「ファンが一人として勝つと思ってない」
そんなことを言われたら、競技に参加する意味すらなくなりそうだが…。
日本時間7月27日の開会式に先んじて、いくつかの競技の予選リーグがスタートしたパリ五輪。その中で、先陣を切ったのが「ラグビー7人制」だった。
約6万9000人が集まったサンドニのスタッド・ド・フランスで、日本代表は石田吉平キャプテンを筆頭にスピード重視のラグビーを目指したが、初戦のニュージーランド戦の序盤こそいい場面を作ったものの、最終的には40-12で力負け。3時間後のアイルランド戦は相手のフィジカルに圧倒される形で、40-5で惨敗を喫した。
日本が所属するA組の残る相手は南アフリカだが、南アは7人制W杯で王者に輝いたこともある強豪中の強豪。日本を応援するファンが「勝てるわけがない」とハナから諦めている相手だ。スポーツライターがため息をつく。
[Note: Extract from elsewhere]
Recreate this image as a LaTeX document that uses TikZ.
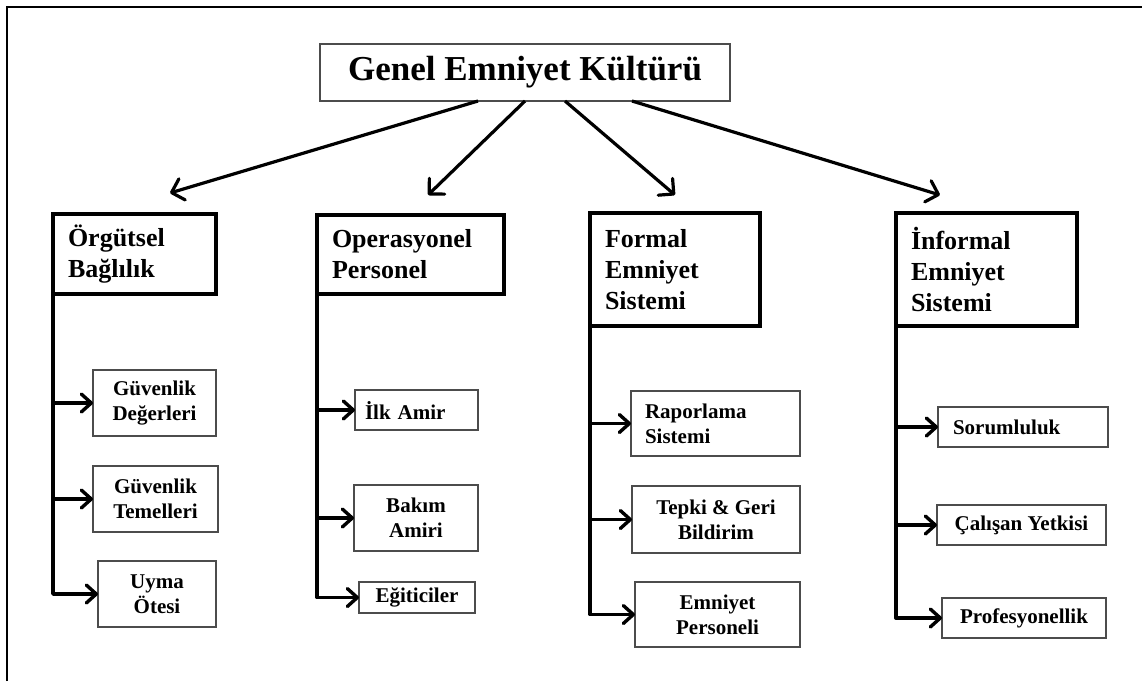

「2連敗して石田キャプテンは『ミスとかより、気持ちで負けていた。情けない試合だった』と反省の弁を述べましたが、はっきり言うと情けない試合に見えてしまうほど、力の差があるんです。特に今回、日本の入ったA組は組み合わせが決まった途端、ラグビーファンが一斉に『死の組』と言って諦めるほどでした。混戦という意味の『死の組』ではなく、本当に何をやっても勝てない相手ばかりという意味の…。やる前から諦めるのは情けないですが、そういう気持ちで開幕1、2戦を見ていたというのが事実です」
2試合を見たファンからは「相手はラグビー、日本は鬼ごっこ」「協会はもっとセブンス(7人制)に力を入れるべき」など、悔しさと怒りに満ちた声があふれたが、
「力を入れようにも、日本ではセブンスの人気がまったく上がりません。国内で国際大会を開催しても、無料入場でようやく会場が数千人埋まる程度です。負けるとファンは簡単に強化しろと言いますが、そういう人たちが実際にはお金を落としてくれませんからね…。資金が潤沢でないラグビー協会は15人制の強化で手一杯というのが実情です」
だが、その15人制は6月からのテストマッチ5連戦で1勝4敗とファンを失望させたばかり。ふがいない試合ぶりに加え、価格変動チケットの不評が足を引っ張り、各会場で集客に苦しんだ。
そんな、まさに良いところなしのラグビー界に追い打ちをかけたのが、五輪サッカーの開幕戦圧勝劇だという。
「同じ24日の深夜に五輪サッカー日本代表が南米の強豪パラグアイに5-0で圧勝しました。オーバーエイジ枠を使わず、若手の層の厚さとレベルの高さだけで勝ったわけですから本当に大したもの。ニュース的には7人制ラグビーの惨敗がかき消されましたが、おかげで日本代表の先陣を切ったのは世間ではサッカーだと思われています。裏を返せば、7人制ラグビーなど必要ないという印象をさらに強く持った人が多いということ」(前出・スポーツライター)
サッカーと比較すると、ラグビーは人気も世界との実力差も開く一方ということか。
しかし、五輪代表は残る南ア戦に敗れても順位決定戦での戦いが続く。もはや話題になることは難しそうだが、7人制代表が困難な戦いに挑んでいることを、ファンは重々承知している。なんとか1勝を挙げて、メンバーの笑顔を見たいものだが…。